Drones can also be a useful tool for project managers that have to report their progress to investors. Using photography and/or video footage, drones can provide regular progress reports on a project. “We can put a drone in the same place in the sky every week to monitor progress,” Showalter says. 

In addition, drones can gather information for sales and marketing purposes. “If you’re building a high-rise building or hotel and you’re trying to sell the view, we can take a drone and fly it to where that window would be and show people what kind of a view they will have,” he adds. 

Legal Matters 

Anyone can buy a drone and learn to fly it. But there are certain legal and safety issues to consider. “We’re not just guys who buy them off the shelf and go fly them,” Showalter says. 

Hover Solutions employs FAA-licensed pilots that understand the issues of flying drones in the sky with other aircraft. “We bring experience, legal knowledge and safe operations to table – not everyone can do that,” Showalter says. “Plus, we understand the greater Washington, D.C., area. We know this area and have permission to fly our drones in controlled zones near all the major airports.” 

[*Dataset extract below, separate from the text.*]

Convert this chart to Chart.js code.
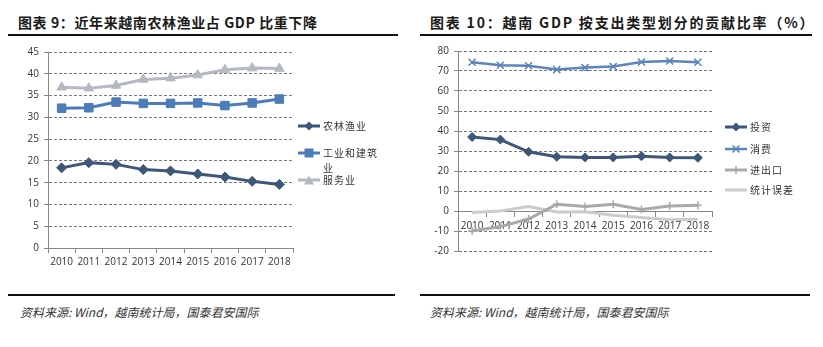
<!DOCTYPE html>
<html>
<head>
<meta charset="utf-8">
<script src="https://cdn.jsdelivr.net/npm/chart.js@4"></script>
<style>
  html, body { margin: 0; padding: 0; background: #fff; }
  body { width: 823px; height: 347px; position: relative; overflow: hidden;
         font-family: "Noto Sans CJK SC", sans-serif; color: #222; }
  .title { position: absolute; top: 12px; font-size: 14px; font-weight: bold; white-space: nowrap; color: #1a1a1a; }
  .rule  { position: absolute; background: #111; }
  .src   { position: absolute; top: 303px; font-size: 12px; font-style: italic; white-space: nowrap; color: #333; }
  .box   { position: absolute; }
  .legend { position: absolute; width: 100px; height: 220px; font-size: 10px; color: #333; letter-spacing: 1px; }
  .legend .item { position: absolute; left: 0; display: flex; align-items: flex-start; }
  .legend svg { flex: none; margin-right: 3px; }
  .legend span { line-height: 15px; margin-top: -3px; }
</style>
</head>
<body>
<div class="title" style="left:18px; letter-spacing:0.6px;">图表 9：近年来越南农林渔业占 GDP 比重下降</div>
<div class="rule" style="left:8px; top:34px; width:390px; height:2px;"></div>
<div class="title" style="left:430px; letter-spacing:1.8px;">图表 10：越南 GDP 按支出类型划分的贡献比率（%）</div>
<div class="rule" style="left:420px; top:34px; width:392px; height:2px;"></div>

<div class="box" style="left:0; top:40px; width:410px; height:235px;"><canvas id="c1"></canvas></div>
<div class="box" style="left:410px; top:40px; width:413px; height:235px;"><canvas id="c2"></canvas></div>

<div class="legend" id="lg1"></div>
<div class="legend" id="lg2"></div>

<div class="rule" style="left:8px; top:294px; width:387px; height:1.5px;"></div>
<div class="rule" style="left:420px; top:294px; width:390px; height:1.5px;"></div>
<div class="src" style="left:20px;">资料来源: Wind，越南统计局，国泰君安国际</div>
<div class="src" style="left:430px;">资料来源: Wind，越南统计局，国泰君安国际</div>

<script>
// Years shared by both charts
const years = ['2010', '2011', '2012', '2013', '2014', '2015', '2016', '2017', '2018'];

// Chart 9: share of GDP by sector (%)
const agriculture = [18.4, 19.6, 19.2, 18.0, 17.7, 17.0, 16.3, 15.3, 14.6];
const industry    = [32.1, 32.2, 33.5, 33.2, 33.2, 33.3, 32.7, 33.3, 34.2];
const services    = [36.9, 36.7, 37.3, 38.7, 39.0, 39.7, 40.9, 41.3, 41.2];
const sectorNames = ['农林渔业', '工业和建筑业', '服务业'];

// Chart 10: contribution to GDP by expenditure type (%)
const investment  = [37.0, 35.7, 29.6, 27.1, 26.8, 26.8, 27.4, 26.8, 26.6];
const consumption = [74.4, 72.9, 72.6, 70.7, 71.7, 72.2, 74.5, 75.0, 74.4];
const netExports  = [-10.0, -7.8, -4.0, 3.4, 2.2, 3.4, 0.8, 2.5, 2.9];
const statError   = [-0.8, 0.0, 2.2, -0.5, -0.4, -2.1, -3.2, -4.4, -4.1];
const expenditureNames = ['投资', '消费', '进出口', '统计误差'];

const TICK_FONT = { family: '"Open Sans", sans-serif', size: 10 };
const TICK_COLOR = '#333';

function yScale(min, max, step) {
  return {
    min: min, max: max,
    ticks: { stepSize: step, color: TICK_COLOR, font: TICK_FONT, padding: 5 },
    grid: { color: '#7a7a7a', lineWidth: 1, tickLength: 4, tickColor: '#888', drawTicks: true, tickBorderDash: [] },
    border: { display: true, color: '#888', width: 1, dash: [3, 2] },
    afterFit(scale) { scale.width = 48; }
  };
}

function xScale(extra) {
  return Object.assign({
    offset: true,
    ticks: { color: TICK_COLOR, font: TICK_FONT, padding: 3, maxRotation: 0, autoSkip: false },
    grid: { offset: true, drawOnChartArea: false, tickLength: 5, tickColor: '#888' },
    border: { display: true, color: '#888', width: 1 }
  }, extra || {});
}

function series(label, data, color, style, radius, width) {
  return {
    label, data,
    borderColor: color, backgroundColor: color,
    borderWidth: width, pointStyle: style || false,
    pointRadius: style ? radius : 0, pointBorderWidth: style === 'crossRot' || style === 'cross' ? 1.5 : 1,
    pointBorderColor: color, pointBackgroundColor: color,
    tension: 0, fill: false
  };
}

const baseOptions = {
  responsive: true, maintainAspectRatio: false, animation: false,
  plugins: { legend: { display: false }, tooltip: { enabled: false } }
};

new Chart(document.getElementById('c1'), {
  type: 'line',
  data: {
    labels: years,
    datasets: [
      series(sectorNames[0], agriculture, '#3d5779', 'rectRot', 5, 3),
      series(sectorNames[1], industry,    '#4b7cb8', 'rect', 6, 3),
      series(sectorNames[2], services,    '#b5b9c4', 'triangle', 5.5, 3)
    ]
  },
  options: Object.assign({}, baseOptions, {
    layout: { padding: { top: 12, right: 117, left: 0, bottom: 0 } },
    scales: {
      x: xScale({ afterFit(scale) { scale.height = 27; } }),
      y: yScale(0, 45, 5)
    }
  })
});

new Chart(document.getElementById('c2'), {
  type: 'line',
  data: {
    labels: years,
    datasets: [
      series(expenditureNames[0], investment,  '#3d5779', 'rectRot', 4.5, 3),
      series(expenditureNames[1], consumption, '#5a84ba', 'crossRot', 5, 2.5),
      series(expenditureNames[2], netExports,  '#a9a9a9', 'cross', 4, 3),
      series(expenditureNames[3], statError,   '#cbcbd1', null, 0, 3)
    ]
  },
  options: Object.assign({}, baseOptions, {
    layout: { padding: { top: 9, right: 111, left: 0, bottom: 24 } },
    scales: {
      x: xScale({ position: { y: 0 }, ticks: { color: TICK_COLOR, font: TICK_FONT, padding: 4, maxRotation: 0, autoSkip: false } }),
      y: yScale(-20, 80, 10)
    }
  })
});

// Legend swatches: short line with the series marker in the middle
function swatch(color, marker, width) {
  let m = '';
  if (marker === 'diamond') m = `<polygon points="11,0.5 15.5,5 11,9.5 6.5,5" fill="${color}"/>`;
  if (marker === 'square')  m = `<rect x="6.5" y="0.5" width="9" height="9" fill="${color}"/>`;
  if (marker === 'triangle') m = `<polygon points="11,0.5 16,9.5 6,9.5" fill="${color}"/>`;
  if (marker === 'x') m = `<path d="M7.5,1.5 L14.5,8.5 M14.5,1.5 L7.5,8.5" stroke="${color}" stroke-width="1.5"/>`;
  if (marker === 'plus') m = `<path d="M11,1 L11,9 M7,5 L15,5" stroke="${color}" stroke-width="1.5"/>`;
  return `<svg width="22" height="10" viewBox="0 0 22 10"><line x1="0" y1="5" x2="22" y2="5" stroke="${color}" stroke-width="${width}"/>${m}</svg>`;
}

function buildLegend(el, left, items) {
  el.style.left = left + 'px';
  el.style.top = '0px';
  el.innerHTML = items.map(it =>
    `<div class="item" style="top:${it.top - 5}px;">${swatch(it.color, it.marker, it.width)}` +
    `<span style="${it.textWidth ? 'width:' + it.textWidth + ';white-space:normal;' : 'white-space:nowrap;'}">${it.name}</span></div>`
  ).join('');
}

buildLegend(document.getElementById('lg1'), 298, [
  { name: sectorNames[0], color: '#3d5779', marker: 'diamond', width: 3, top: 126 },
  { name: sectorNames[1], color: '#4b7cb8', marker: 'square', width: 3, top: 153, textWidth: '58px' },
  { name: sectorNames[2], color: '#b5b9c4', marker: 'triangle', width: 3, top: 180 }
]);

buildLegend(document.getElementById('lg2'), 725, [
  { name: expenditureNames[0], color: '#3d5779', marker: 'diamond', width: 3, top: 127 },
  { name: expenditureNames[1], color: '#5a84ba', marker: 'x', width: 2.5, top: 149 },
  { name: expenditureNames[2], color: '#a9a9a9', marker: 'plus', width: 3, top: 170 },
  { name: expenditureNames[3], color: '#cbcbd1', marker: null, width: 3, top: 190 }
]);
</script>
</body>
</html>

Aside from Washington, D.C., Hover Solutions operates throughout Delaware, Maryland, Pennsylvania, Virginia and West Virginia. 

Although drones are technically capable of ascending thousands of feet into the sky, the legal limit is 400 feet above ground or up to 400 feet above the highest part of a building or obstacle being surveyed. “But there are additional issues to be aware of if you’re flying in controlled airspace near airports,” Showalter says.

In the past, getting a bird’s eye view of a project required employing helicopters or other aircraft – a very expensive solution that’s not always available on-demand. Drones can do the job for a fraction of the cost at very short notice. 

When approached by a new client, Hover Solutions evaluates each individual client’s situation and tailors its services to the client’s budget and needs. Its prices include the advanced planning work needed to ensure safe operations at a specific site. This means airspace assessments, contacting site authorities when necessary and equipment maintenance.